Destroy All Passwords

360 million leaked Myspace credentials is 360 million reasons to destroy all passwords. Websites have a responsibility to their users and to the internet at large to move beyond the outdated and insecure password model.

Eliminating passwords will make the web both more secure and more user-friendly. When a website gets breached, users won‘t have to worry about changing passwords or hackers accessing their other accounts. Logging in will be as easy as clicking an emailed link or plugging in a security key – no password memorization required.

The average person spends 11 hours per year typing and resetting passwords according to a study by HYPR. In the US alone, that adds up to over 1.3 billion wasted hours annually. Not to mention the billions of dollars in productivity losses and customer support costs for companies.

Passwords are a relic of a bygone era in computing. It‘s time we relegate them to the dustbin of history and embrace a more secure, convenient passwordless future. The question is not if passwords will become extinct, but when. The sooner the better for the safety and sanity of internet users everywhere.

The good news is that the transition to passwordless is not a heavy lift for most websites.

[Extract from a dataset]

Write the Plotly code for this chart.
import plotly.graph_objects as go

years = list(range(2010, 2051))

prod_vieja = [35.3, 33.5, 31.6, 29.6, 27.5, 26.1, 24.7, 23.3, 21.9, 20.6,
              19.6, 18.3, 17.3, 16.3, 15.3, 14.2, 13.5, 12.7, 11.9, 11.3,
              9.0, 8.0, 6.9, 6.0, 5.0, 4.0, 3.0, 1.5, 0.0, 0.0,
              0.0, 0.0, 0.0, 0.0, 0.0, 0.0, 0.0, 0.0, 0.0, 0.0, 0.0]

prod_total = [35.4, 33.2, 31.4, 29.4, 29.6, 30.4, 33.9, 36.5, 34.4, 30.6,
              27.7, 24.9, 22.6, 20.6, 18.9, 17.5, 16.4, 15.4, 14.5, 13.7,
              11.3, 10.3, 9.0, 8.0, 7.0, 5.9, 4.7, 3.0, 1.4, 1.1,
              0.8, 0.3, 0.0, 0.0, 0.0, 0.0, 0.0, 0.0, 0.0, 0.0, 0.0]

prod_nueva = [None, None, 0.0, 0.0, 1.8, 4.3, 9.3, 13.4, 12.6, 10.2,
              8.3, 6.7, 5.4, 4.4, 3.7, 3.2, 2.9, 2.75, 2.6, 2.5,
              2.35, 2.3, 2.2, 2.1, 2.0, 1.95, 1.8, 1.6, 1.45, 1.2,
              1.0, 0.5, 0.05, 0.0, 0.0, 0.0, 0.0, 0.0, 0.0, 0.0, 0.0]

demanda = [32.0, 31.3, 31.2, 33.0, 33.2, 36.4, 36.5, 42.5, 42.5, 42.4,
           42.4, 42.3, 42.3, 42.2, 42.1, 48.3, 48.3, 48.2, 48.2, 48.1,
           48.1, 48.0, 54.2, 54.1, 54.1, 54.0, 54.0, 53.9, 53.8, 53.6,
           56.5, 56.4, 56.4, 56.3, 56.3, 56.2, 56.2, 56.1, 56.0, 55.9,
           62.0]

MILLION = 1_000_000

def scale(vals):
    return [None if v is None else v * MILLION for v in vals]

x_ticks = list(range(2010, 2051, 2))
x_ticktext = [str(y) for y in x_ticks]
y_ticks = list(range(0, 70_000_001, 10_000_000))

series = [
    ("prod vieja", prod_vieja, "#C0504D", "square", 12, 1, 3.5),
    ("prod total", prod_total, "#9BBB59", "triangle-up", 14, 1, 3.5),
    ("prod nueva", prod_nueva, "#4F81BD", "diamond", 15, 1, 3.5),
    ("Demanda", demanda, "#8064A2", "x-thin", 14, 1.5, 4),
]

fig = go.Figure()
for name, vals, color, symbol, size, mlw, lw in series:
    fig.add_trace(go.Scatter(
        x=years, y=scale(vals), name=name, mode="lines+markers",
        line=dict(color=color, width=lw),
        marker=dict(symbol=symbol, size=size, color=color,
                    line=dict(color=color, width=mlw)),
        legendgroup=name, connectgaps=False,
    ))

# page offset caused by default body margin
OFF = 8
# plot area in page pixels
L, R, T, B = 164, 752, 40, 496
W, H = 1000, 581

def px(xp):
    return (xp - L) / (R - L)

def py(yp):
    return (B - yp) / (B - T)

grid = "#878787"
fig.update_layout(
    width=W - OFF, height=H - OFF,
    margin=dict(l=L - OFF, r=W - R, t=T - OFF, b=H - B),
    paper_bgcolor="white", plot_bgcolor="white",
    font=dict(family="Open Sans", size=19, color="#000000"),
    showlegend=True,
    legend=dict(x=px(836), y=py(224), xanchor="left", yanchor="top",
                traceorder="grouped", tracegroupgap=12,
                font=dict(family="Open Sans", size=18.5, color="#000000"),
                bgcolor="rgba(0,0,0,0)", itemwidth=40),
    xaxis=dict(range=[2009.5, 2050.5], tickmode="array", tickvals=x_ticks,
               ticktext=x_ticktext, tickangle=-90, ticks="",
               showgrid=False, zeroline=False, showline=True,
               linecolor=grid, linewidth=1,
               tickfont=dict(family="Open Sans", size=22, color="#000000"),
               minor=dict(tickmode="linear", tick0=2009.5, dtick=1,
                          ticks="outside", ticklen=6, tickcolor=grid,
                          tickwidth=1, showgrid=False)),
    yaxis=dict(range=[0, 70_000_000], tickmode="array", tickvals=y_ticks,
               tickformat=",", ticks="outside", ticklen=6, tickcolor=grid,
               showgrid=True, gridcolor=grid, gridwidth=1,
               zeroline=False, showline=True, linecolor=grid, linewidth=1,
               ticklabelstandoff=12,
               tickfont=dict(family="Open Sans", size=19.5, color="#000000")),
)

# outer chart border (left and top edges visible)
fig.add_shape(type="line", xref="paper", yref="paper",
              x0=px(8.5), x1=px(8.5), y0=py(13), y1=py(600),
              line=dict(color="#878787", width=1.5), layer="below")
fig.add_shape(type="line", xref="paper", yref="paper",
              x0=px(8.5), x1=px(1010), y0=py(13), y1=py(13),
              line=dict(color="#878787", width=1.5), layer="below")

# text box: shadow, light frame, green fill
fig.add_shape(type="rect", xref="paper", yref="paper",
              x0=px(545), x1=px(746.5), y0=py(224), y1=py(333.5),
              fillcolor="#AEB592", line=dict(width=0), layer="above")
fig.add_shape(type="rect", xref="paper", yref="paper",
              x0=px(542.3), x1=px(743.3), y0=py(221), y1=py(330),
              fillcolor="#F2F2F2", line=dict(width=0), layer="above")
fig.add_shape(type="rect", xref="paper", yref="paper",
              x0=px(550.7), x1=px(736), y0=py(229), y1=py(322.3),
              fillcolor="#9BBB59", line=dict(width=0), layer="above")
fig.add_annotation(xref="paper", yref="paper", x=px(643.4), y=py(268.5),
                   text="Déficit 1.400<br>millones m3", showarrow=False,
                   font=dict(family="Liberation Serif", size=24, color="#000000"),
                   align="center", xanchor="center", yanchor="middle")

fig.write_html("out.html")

The infrastructure for email magic link logins already exists in the "Forgot Password" flows that every site supports. Passwordless hardware security keys are based on open standards like FIDO U2F and WebAuthn with broad support across operating systems and browsers.

There‘s no need to wait for a complex identity federation protocol to emerge. Any website can go passwordless today with minimal effort. The first companies to fully embrace passwordless authentication will have a massive competitive advantage in the form of happier users, lower support costs, and a nearly impenetrable security posture.

Passwords had a good 50+ year run. But like all aging technologies, their weaknesses have been exposed by the challenges of the modern world. The future of authentication is passwordless – more secure and more convenient for everyone. It‘s up to tech leaders to destroy passwords before they destroy us.